The vote was a milestone. It was the worst defeat suffered in Congress by Israel and its U.S. supporters. It was an indication that the Senate now agreed with three successive Presidents that the U.S. should pursue a more evenhanded Middle East policy, one that protects Israel's security and supports its moderate Arab neighbors as well. It was also a hard-won and welcome victory for Jimmy Carter.
But some of the Administration's joy was offset by a growing concern that such battles between the President and Congress had to be fought at all. Carter, like his modern predecessors, resents congressional interference in U.S. foreign policy, particularly the post-Viet Nam laws that limit U.S. intervention abroad or the shipment of military aid to friendly governments resisting Communist insurgency. These restrictions in turn inhibit the U.S. in negotiations; by not being able to threaten the use of force, the U.S. loses its edge at the bargaining table.

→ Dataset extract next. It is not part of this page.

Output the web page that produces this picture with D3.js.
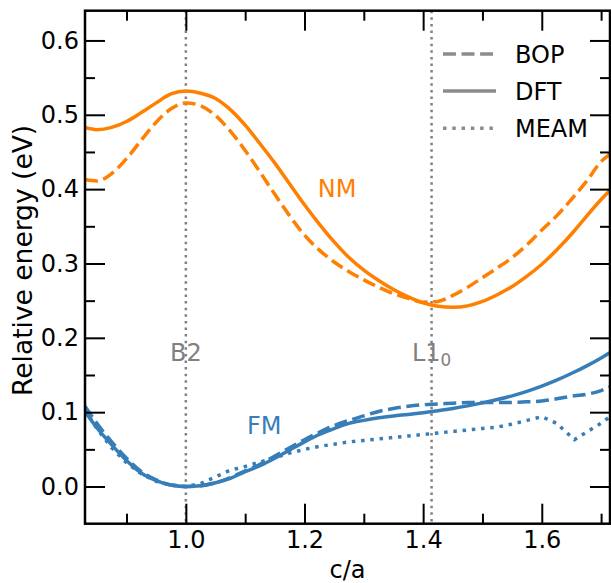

Even as the President felt hampered in his authority to conduct foreign policy, he confronted a series of new challenges last week. In Ethiopia, government forces, backed by Cuban troops, opened an offensive against secessionists in Eritrea. In pro-U.S. Zaïre, leftist rebels based in Angola stormed into the copper-rich province of Shaba. At breakfast with congressional leaders, Carter fumed specifically about his "frustration at having his hands tied" by the 1975 law restricting U.S. intervention in Angola.
Carter's frustrations can only increase in the days to come. This week Secretary of State Cyrus Vance and Soviet Foreign Minister Andrei Gromyko meet in New York City and Washington to try and narrow their differences in the Strategic Arms Limitation Talks, a prospective agreement that faces formidable opposition in the Senate. Next month Carter will begin an uphill fight in Congress to lift the arms embargo against NATO ally Turkey, which was imposed in 1974 following Turkey's invasion of Cyprus. The Senate Foreign Relations Committee voted 8 to 4 to retain the embargo, but Administration supporters will raise the issue again on the Senate floor.
While savoring their hard-fought plane-sale victory, Administration officials tried to play down its significance to both the winners and the losers. In capitals around the world, the Senate vote raised a significant question: How far had the U.S. modified its Middle East policy?